Pictures stay out of this copy, which runs from the first line of the material through the line containing "import pandas as pd".
|---|
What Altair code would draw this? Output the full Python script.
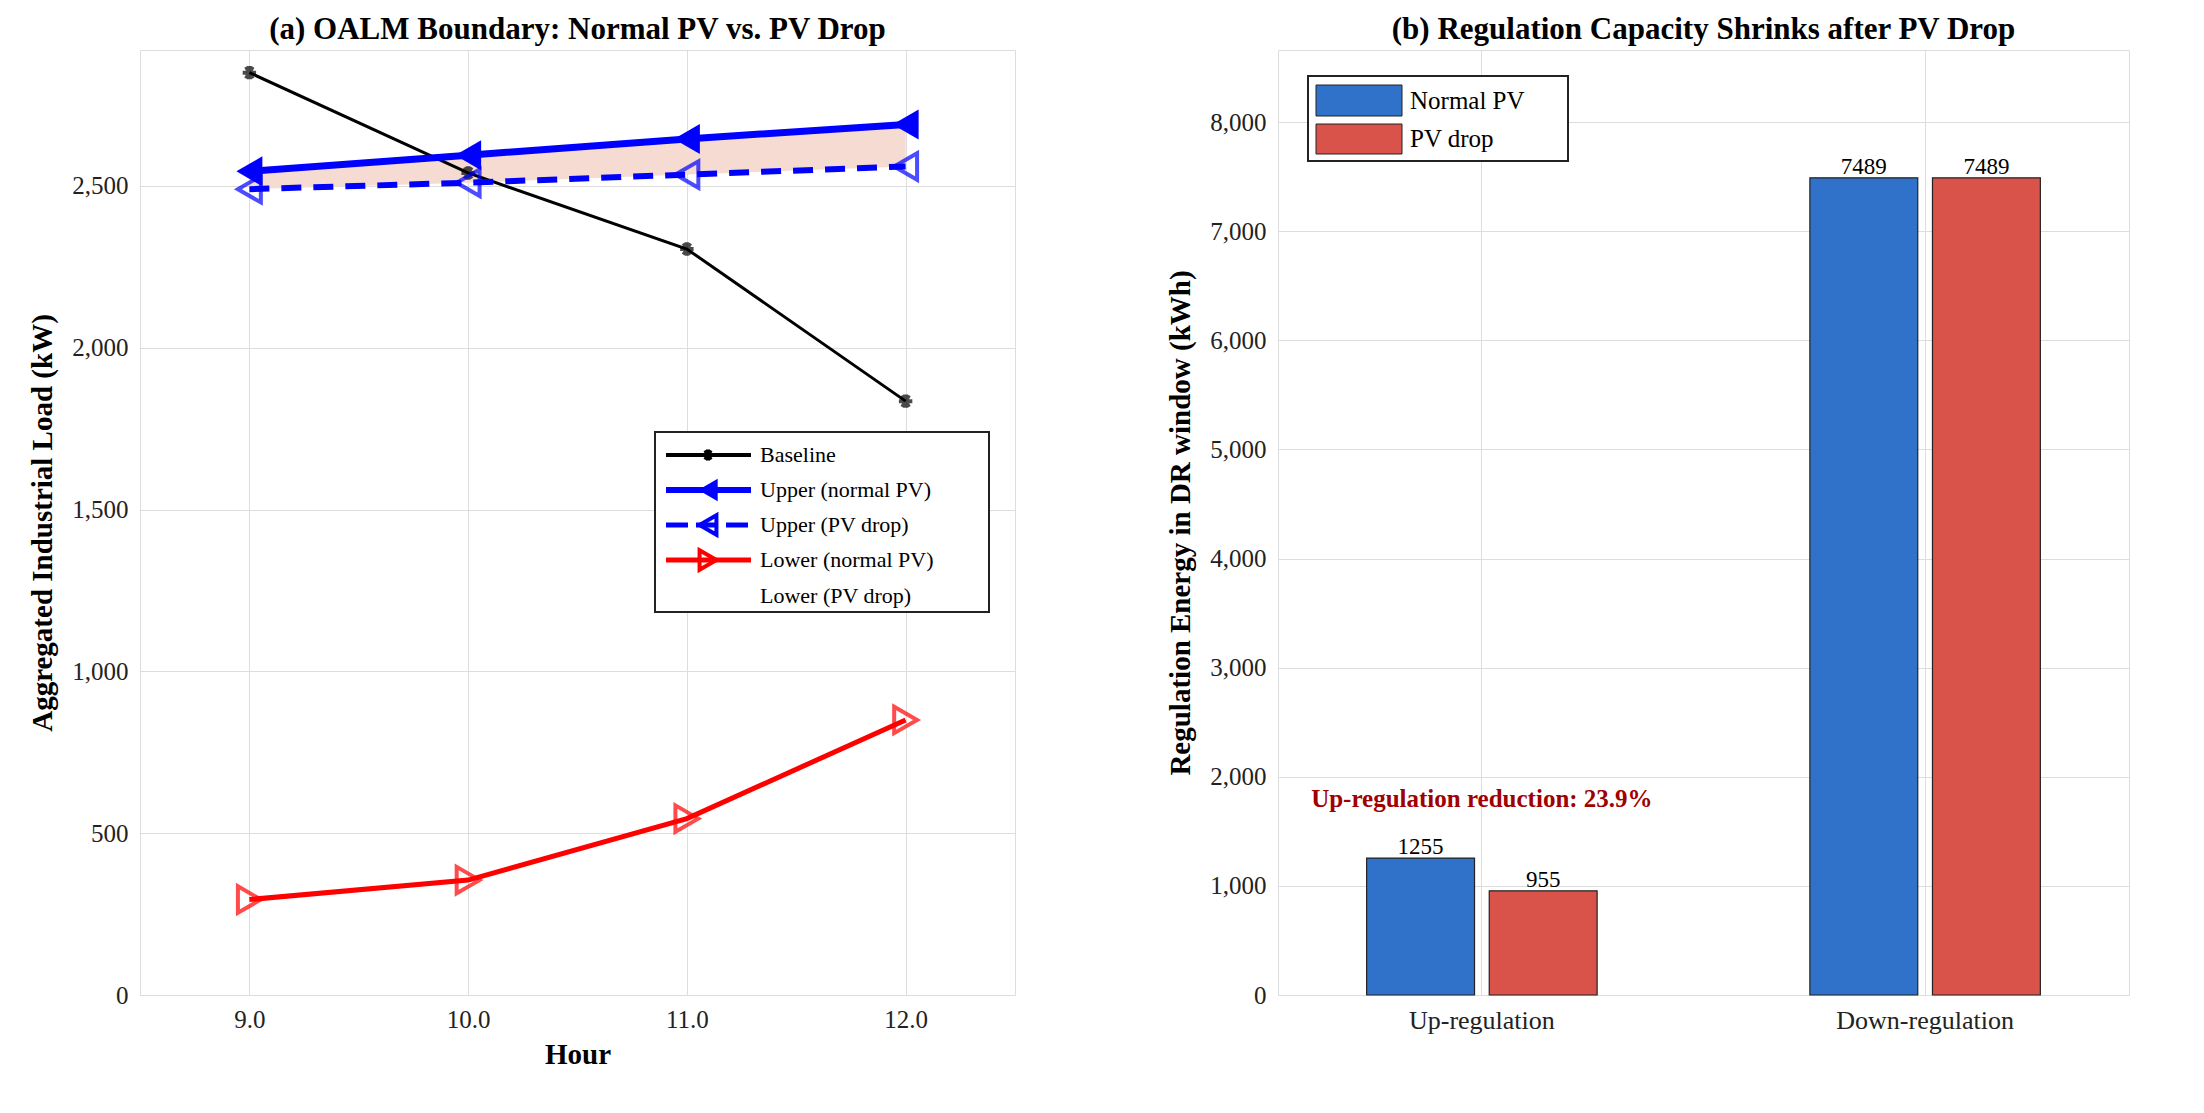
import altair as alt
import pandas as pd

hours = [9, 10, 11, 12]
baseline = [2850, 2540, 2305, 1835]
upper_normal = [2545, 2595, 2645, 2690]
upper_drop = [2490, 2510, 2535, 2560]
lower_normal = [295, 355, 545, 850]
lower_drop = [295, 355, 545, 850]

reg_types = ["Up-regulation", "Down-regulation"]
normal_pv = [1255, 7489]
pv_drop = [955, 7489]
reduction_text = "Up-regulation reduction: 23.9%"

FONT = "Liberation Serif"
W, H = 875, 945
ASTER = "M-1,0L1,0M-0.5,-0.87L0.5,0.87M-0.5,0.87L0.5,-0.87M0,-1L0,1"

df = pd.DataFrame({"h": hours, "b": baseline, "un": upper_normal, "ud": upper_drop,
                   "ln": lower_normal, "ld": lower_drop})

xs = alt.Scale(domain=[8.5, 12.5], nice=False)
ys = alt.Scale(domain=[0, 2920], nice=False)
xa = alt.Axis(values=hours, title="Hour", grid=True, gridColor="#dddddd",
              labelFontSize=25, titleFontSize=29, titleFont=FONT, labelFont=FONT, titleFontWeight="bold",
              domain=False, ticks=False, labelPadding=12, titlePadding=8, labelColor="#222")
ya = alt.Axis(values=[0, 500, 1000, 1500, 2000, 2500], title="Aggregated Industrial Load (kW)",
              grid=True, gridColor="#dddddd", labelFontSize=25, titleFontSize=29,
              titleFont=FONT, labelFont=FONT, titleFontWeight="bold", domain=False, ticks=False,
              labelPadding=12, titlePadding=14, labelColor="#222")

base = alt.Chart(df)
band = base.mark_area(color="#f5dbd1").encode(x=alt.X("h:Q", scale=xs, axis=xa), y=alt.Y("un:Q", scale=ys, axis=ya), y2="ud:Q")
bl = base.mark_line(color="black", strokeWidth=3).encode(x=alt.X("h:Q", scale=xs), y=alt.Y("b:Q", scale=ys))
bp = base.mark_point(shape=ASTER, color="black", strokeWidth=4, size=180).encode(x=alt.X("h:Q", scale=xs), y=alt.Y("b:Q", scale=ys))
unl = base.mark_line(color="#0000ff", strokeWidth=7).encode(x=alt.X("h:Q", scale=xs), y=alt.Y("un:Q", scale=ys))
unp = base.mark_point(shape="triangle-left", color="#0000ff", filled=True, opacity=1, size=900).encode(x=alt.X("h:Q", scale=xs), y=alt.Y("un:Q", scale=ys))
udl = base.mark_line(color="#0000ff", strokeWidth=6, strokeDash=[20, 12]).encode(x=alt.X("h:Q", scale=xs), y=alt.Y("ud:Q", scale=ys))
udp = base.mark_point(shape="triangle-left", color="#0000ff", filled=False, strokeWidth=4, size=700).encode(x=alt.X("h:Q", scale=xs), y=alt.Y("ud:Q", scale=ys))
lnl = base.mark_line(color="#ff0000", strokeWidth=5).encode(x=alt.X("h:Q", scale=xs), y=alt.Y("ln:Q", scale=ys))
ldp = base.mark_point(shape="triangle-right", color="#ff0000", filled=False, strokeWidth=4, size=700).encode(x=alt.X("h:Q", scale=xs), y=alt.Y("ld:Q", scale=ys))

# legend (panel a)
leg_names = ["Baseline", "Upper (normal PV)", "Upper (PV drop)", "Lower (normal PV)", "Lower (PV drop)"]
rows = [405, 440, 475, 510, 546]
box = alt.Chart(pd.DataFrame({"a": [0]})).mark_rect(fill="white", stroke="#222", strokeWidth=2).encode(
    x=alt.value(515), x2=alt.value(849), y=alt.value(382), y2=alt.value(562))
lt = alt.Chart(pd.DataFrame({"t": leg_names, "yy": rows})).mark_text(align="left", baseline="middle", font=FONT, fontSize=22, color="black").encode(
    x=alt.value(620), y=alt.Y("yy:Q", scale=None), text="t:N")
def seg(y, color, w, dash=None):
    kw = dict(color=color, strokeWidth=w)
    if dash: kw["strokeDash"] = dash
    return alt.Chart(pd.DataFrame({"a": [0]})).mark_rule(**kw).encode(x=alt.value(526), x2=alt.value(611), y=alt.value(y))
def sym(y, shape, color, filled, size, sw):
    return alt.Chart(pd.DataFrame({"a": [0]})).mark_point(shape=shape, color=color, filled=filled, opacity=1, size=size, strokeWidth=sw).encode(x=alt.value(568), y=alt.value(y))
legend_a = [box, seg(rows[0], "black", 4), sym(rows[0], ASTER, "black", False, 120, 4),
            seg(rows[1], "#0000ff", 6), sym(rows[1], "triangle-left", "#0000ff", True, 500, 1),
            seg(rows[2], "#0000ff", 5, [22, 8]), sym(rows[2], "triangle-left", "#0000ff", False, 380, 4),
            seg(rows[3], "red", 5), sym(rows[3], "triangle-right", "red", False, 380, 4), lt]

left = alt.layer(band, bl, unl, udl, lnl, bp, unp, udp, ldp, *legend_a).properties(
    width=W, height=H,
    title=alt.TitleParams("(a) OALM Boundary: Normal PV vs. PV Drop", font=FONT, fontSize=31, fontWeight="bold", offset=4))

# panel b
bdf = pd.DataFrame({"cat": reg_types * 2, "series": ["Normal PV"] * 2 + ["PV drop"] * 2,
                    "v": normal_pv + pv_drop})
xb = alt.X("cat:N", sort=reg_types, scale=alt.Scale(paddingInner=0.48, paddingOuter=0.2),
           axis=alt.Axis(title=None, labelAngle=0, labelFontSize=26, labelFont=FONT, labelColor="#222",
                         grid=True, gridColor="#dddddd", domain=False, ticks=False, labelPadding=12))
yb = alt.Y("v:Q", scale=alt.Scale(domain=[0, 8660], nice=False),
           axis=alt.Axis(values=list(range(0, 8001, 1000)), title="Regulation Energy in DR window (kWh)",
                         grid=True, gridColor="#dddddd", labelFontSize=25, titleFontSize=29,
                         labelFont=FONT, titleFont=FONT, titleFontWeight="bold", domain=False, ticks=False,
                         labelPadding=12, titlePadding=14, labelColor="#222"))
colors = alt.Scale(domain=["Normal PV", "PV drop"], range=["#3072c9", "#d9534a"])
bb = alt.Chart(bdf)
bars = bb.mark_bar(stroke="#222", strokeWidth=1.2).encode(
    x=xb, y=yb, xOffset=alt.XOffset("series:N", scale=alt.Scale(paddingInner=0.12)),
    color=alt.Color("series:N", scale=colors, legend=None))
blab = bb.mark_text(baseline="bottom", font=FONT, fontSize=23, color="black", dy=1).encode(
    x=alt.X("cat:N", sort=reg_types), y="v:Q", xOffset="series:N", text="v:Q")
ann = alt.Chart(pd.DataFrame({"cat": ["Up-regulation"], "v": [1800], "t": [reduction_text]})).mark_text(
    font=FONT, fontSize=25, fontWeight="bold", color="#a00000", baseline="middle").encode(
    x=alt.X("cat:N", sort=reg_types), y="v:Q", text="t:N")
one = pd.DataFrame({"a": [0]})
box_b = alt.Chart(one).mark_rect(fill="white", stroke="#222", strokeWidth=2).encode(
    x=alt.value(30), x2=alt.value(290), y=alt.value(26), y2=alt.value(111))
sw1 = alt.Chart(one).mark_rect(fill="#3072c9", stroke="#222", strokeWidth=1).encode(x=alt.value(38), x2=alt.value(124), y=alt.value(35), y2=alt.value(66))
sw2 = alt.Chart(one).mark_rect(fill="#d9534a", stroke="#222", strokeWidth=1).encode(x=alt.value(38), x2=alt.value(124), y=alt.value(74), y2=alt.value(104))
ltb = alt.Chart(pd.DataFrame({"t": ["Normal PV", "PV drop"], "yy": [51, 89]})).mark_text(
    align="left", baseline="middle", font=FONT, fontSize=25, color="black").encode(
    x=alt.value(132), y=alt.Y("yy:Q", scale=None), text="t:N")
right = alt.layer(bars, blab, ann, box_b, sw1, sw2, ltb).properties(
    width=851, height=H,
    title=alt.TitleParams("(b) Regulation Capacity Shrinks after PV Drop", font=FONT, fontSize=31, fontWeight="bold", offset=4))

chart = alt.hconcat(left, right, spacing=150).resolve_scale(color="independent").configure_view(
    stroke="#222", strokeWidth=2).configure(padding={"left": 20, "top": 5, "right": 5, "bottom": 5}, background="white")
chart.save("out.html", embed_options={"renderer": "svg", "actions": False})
|---|
** IN RESPONSE **
What Altair code would draw this? Output the full Python script.
import altair as alt
import pandas as pd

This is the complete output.